Education

Demola’s projects turn students into agents of change

Demola.
PHOTO: Pouya Lucky / Demola
Demola offers university students the opportunity to take part in future-oriented projects that address social challenges while earning credits towards their degree. The One for Humanity Programme, implemented for the second time this year, invites students to join the race to find solutions to global challenges.

Demola is a co-creation platform that offers university students the opportunity to participate in a broad range of projects and earn credits that are counted towards their degree.

Demola’s eight-week student projects examine different themes but are all geared towards finding solutions to future challenges. University students from around the world are invited to join the projects in an effort to bring together students from different backgrounds. They are divided into teams that work together with, for example, companies.  

“The teams are made up of students from different countries and fields of study. They delve into a specific topic to identify and resolve practical challenges. The projects are carried out fully online,” says Ida Riikonen, marketing and communications specialist at Demola. 

Opportunities to explore new avenues

According to Demola’s co-creation expert Erik Nyroos, the projects enable students to combine their skills and intrinsic motivation.

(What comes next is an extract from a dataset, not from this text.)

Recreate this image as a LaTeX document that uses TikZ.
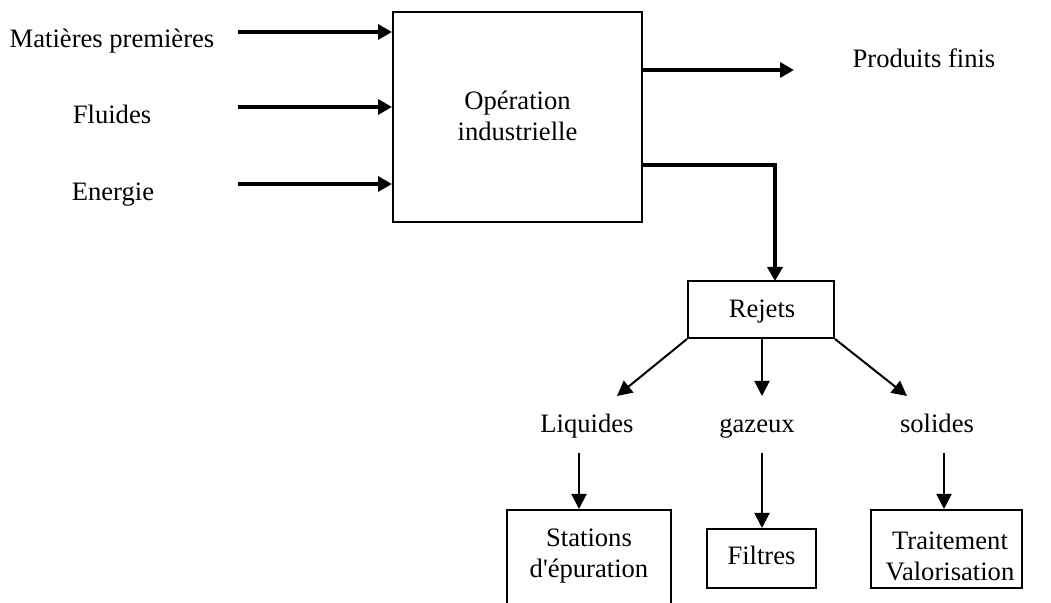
\documentclass[tikz,border=0pt]{standalone}
\usepackage{fontspec}
\setmainfont{Liberation Serif}
\usetikzlibrary{arrows.meta}
\begin{document}
\begin{tikzpicture}[x=0.5pt,y=-0.5pt,
  txt/.style={font=\fontsize{13.3}{15.5}\selectfont,inner sep=0pt,align=center},
  lbl/.style={txt,text height=9.3pt,text depth=3pt},
  thickarr/.style={line width=2pt,-{Triangle[length=7pt,width=7.5pt]}},
  thinarr/.style={line width=1pt,-{Triangle[length=7.5pt,width=7.5pt]}}]
\clip (0,0) rectangle (1051,603);
\useasboundingbox (0,0) rectangle (1051,603);
% boxes
\node[draw,line width=1pt,minimum width=124.5pt,minimum height=105pt] (main) at (517.5,117) {};
\node[txt] (optxt) at (517.5,116) {Opération\\industrielle};
\node[draw,line width=1pt,minimum width=73pt,minimum height=28.5pt] (rejets) at (761,309.5) {};
\node[lbl] at (762,311) {Rejets};
\node[draw,line width=1pt,minimum width=82pt,minimum height=55pt] (stations) at (589,565) {};
\node[txt] at (589,556) {Stations\\d\textquotesingle épuration};
\node[draw,line width=1pt,minimum width=54.5pt,minimum height=29.5pt] (filtres) at (761.5,558.5) {};
\node[lbl] at (filtres.center) {Filtres};
\node[draw,line width=1pt,minimum width=75.5pt,minimum height=39pt] (trait) at (946.5,549) {};
\node[txt] at (950,556) {Traitement\\Valorisation};
% labels
\node[lbl] (mp) at (112,41) {Matières premières};
\node[lbl] (fl) at (112,117) {Fluides};
\node[lbl] (en) at (113,194) {Energie};
\node[lbl] (pf) at (924,61) {Produits finis};
\node[lbl] (liq) at (587,426) {Liquides};
\node[lbl] (gaz) at (757,426) {gazeux};
\node[lbl] (sol) at (937,426) {solides};
% coordinates
\coordinate (a1) at (238,32);
\coordinate (a2) at (238,107);
\coordinate (a3) at (238,184);
\coordinate (pfe) at (794,70);
\coordinate (rs) at (642,165);
\coordinate (re) at (775,281);
\coordinate (lq) at (617,396);
\coordinate (gz) at (762,396);
\coordinate (sd) at (907,396);
\coordinate (lq2) at (579,453);
\coordinate (gz2) at (762,453);
\coordinate (sd2) at (944,453);
% arrows
\draw[thickarr] (a1) -- (main.west |- a1);
\draw[thickarr] (a2) -- (main.west |- a2);
\draw[thickarr] (a3) -- (main.west |- a3);
\draw[thickarr] (main.east |- pfe) -- (pfe);
\draw[thickarr] (rs) -| (re);
\draw[thinarr] (rejets.south west) -- (lq);
\draw[thinarr] (rejets.south -| gz) -- (gz);
\draw[thinarr] (rejets.south east) -- (sd);
\draw[thinarr] (lq2) -- (stations.north -| lq2);
\draw[thinarr] (gz2) -- (filtres.north -| gz2);
\draw[thinarr] (sd2) -- (trait.north -| sd2);
\end{tikzpicture}
\end{document}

“The projects encourage students to try new things and take on new challenges. It is okay to make mistakes. If something does not work out, try a different approach,” Nyroos describes the philosophy.

“Joining the projects is also a great way to make new friends and build contacts with students from all over the world. The projects help students expand their expertise and develop their teamwork skills,” Ida Riikonen adds.

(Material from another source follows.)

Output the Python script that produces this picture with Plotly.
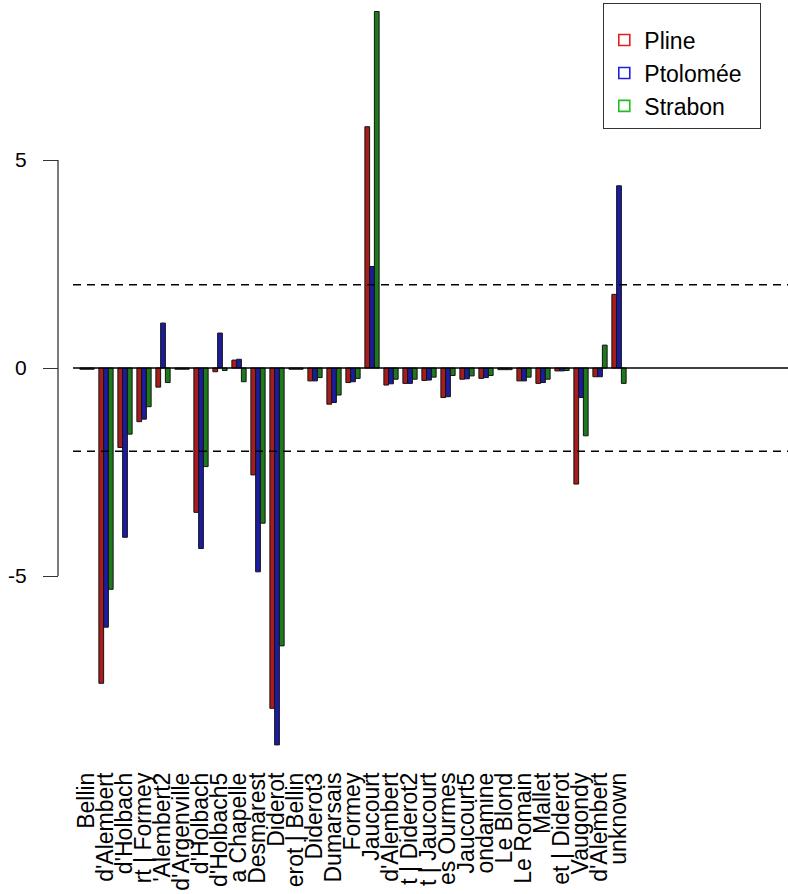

Demola’s student projects tackle a wide variety of major issues.

“The projects focus not so much on finding specific solutions but on gaining a better understanding of different phenomena and thereby building a better society for us all,” Erik Nyroos points out.

One for Humanity seeks solutions for global problems

The One for Humanity Programme has been launched by Demola for the second time this year. One for Humanity seeks to find solutions to and increase our understanding of social problems and conflicts. The Ministry for Foreign Affairs of Finland is involved in the programme as a partner.

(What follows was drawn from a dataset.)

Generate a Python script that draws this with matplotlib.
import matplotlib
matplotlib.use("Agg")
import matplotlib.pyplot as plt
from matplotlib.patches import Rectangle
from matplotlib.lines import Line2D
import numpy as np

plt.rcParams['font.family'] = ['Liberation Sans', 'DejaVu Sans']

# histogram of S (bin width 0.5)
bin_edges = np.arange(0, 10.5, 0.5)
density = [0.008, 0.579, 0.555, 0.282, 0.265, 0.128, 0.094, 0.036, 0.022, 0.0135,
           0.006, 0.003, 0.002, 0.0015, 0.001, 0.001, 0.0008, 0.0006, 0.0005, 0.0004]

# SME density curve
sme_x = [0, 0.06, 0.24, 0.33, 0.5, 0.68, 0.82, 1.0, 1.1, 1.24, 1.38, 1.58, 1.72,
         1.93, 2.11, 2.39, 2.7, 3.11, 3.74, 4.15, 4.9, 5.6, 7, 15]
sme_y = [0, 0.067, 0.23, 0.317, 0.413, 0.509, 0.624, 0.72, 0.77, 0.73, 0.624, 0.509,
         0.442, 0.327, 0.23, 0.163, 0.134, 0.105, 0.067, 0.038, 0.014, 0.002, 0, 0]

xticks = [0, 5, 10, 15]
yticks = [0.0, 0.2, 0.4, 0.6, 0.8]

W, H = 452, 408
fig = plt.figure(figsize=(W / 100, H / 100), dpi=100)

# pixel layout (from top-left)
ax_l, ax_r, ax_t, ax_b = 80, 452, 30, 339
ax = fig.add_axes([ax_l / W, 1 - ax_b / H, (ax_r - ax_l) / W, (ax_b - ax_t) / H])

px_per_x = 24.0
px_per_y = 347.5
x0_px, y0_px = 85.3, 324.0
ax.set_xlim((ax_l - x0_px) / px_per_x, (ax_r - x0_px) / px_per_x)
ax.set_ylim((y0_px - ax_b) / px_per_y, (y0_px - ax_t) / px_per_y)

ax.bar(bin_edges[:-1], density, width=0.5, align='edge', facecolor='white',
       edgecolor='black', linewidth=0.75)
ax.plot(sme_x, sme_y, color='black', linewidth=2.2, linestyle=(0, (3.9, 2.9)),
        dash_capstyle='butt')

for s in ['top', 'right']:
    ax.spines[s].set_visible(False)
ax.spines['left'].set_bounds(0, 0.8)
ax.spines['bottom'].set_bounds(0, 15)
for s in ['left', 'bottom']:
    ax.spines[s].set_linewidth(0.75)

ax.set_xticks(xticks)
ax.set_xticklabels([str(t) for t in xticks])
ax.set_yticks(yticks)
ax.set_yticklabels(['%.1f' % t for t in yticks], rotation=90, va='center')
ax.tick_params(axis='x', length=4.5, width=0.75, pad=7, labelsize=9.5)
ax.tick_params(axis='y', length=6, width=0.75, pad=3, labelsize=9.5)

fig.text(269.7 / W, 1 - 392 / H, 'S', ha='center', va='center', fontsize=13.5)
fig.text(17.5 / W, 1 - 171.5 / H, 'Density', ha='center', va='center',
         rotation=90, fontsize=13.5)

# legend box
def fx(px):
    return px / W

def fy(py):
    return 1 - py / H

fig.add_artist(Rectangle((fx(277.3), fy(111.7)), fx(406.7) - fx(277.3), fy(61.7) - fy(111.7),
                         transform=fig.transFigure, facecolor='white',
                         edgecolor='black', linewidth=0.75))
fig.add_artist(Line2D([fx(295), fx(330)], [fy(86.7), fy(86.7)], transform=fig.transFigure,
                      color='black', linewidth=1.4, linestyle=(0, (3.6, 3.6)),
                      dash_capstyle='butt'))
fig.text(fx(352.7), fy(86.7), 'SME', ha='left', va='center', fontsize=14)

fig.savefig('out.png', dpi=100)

“The programme is divided into six major themes: ecology, society, politics, behaviour, data, economy and technology. Global student projects that explore these themes will be initiated throughout the year,” Erik Nyroos describes.

YenNguyen
Yen Nguyen is a fourth-year student of environmental engineering at Tampere University of Applied Sciences.  PHOTO: Yen Nguyen

Yen Nguyen, who studies environmental engineering at Tampere University of Applied Sciences, participates in one of the projects launched within the framework of Demola’s One for Humanity Programme. Her project team focuses on waste management systems and their development.

“I joined One for Humanity as I needed to earn credits towards a compulsory internship. I chose this project because it explores themes that I find interesting and that are related to my field of study,” Nguyen says. 

Nguyen says that the project has taught her about teamwork. She has gained new perspectives by working together with students from different fields and cultures. According to Nguyen, the projects enable students to combine their acquired knowledge and skills with creativity and fresh ideas. 

“Demola’s projects provide students with a huge playground, so to speak. We are assigned to resolve a practical problem but need to think outside the box to create solutions for the future,” Nguyen sums up.